On a more modest scale, this painting sits in a small piece of as yet undeveloped land, surrounded by stores, restaurants and houses. Wouldn’t it be wonderful to keep this one space green, and plant some trees instead of another strip mall? One small change at home, on our own doorsteps, can be more effective than eco-action abroad in exotic countries with we have no connection, only empathy.

After two years, when the painting is removed, if anyone would like to purchase this artwork I will donate 100 per cent of the profits (which constitutes all the purchase price) to a local organization with the same aims.

Maybe, it could even be the modest starting point for a fund that would in turn help to keep this small piece of urban land green.

 

 

 

 

 

Comments on this entry are closed.

  • Julia April 25, 2011, 12:38 pm

    Hey Alison, this is fantastic! I’ve seen your work before, but your explanation adds so much more understanding and nuance to the piece. I will look for it when I’m cruising around downtown. Congrats on having work picked – what an honor.

  • Alison April 25, 2011, 12:42 pm

    Thanks Julia 🙂 I enjoyed working on outdoor-grade wood for this new piece, and drawing inspiration from my Natural Abstractions series.
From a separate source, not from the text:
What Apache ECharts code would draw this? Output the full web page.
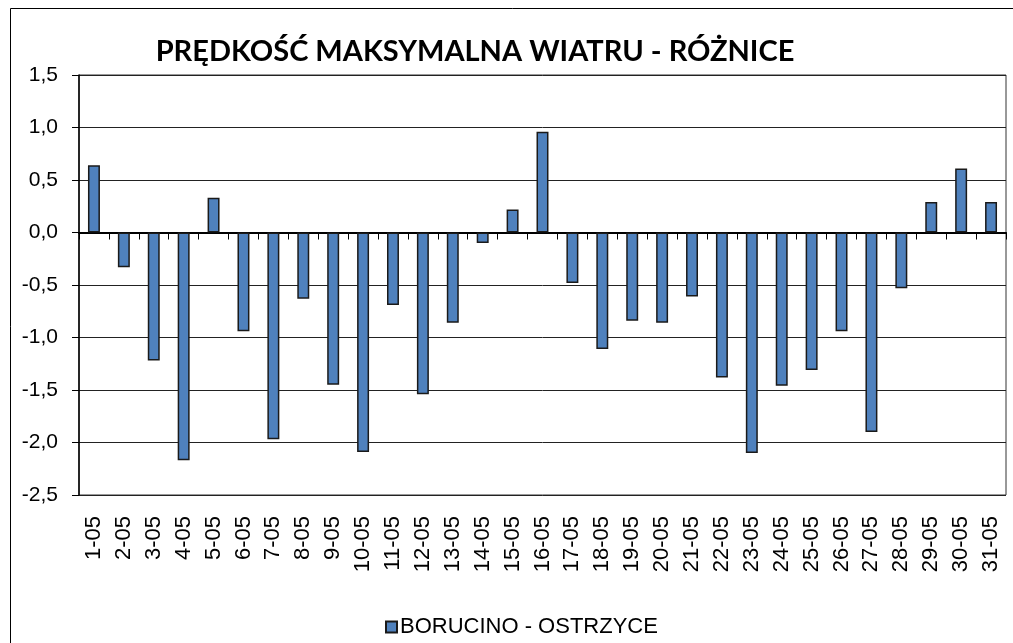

As I did, a different voice emerged than in the Before Dawn piece, and from the first I approached it with a different sense of purpose, particularly the branches, which play a different compositional role in this piece.

    All the works are great to check out, Julia, plus there are excellent coffee shops and restaurants around, so I hope you enjoy your day out!

  • scott trent April 25, 2011, 2:03 pm

    Alison,
    Thank you very much for your beautiful work and poetic insights into the world of art, your process and the impact art has on our community. I’m finding there is a small community of artists who are able to produce work that can withstand public consumption. You’re one of those few talented and accomplished artist who makes us all look good. Thank you for your participation in H.A.P., we’re better because of you.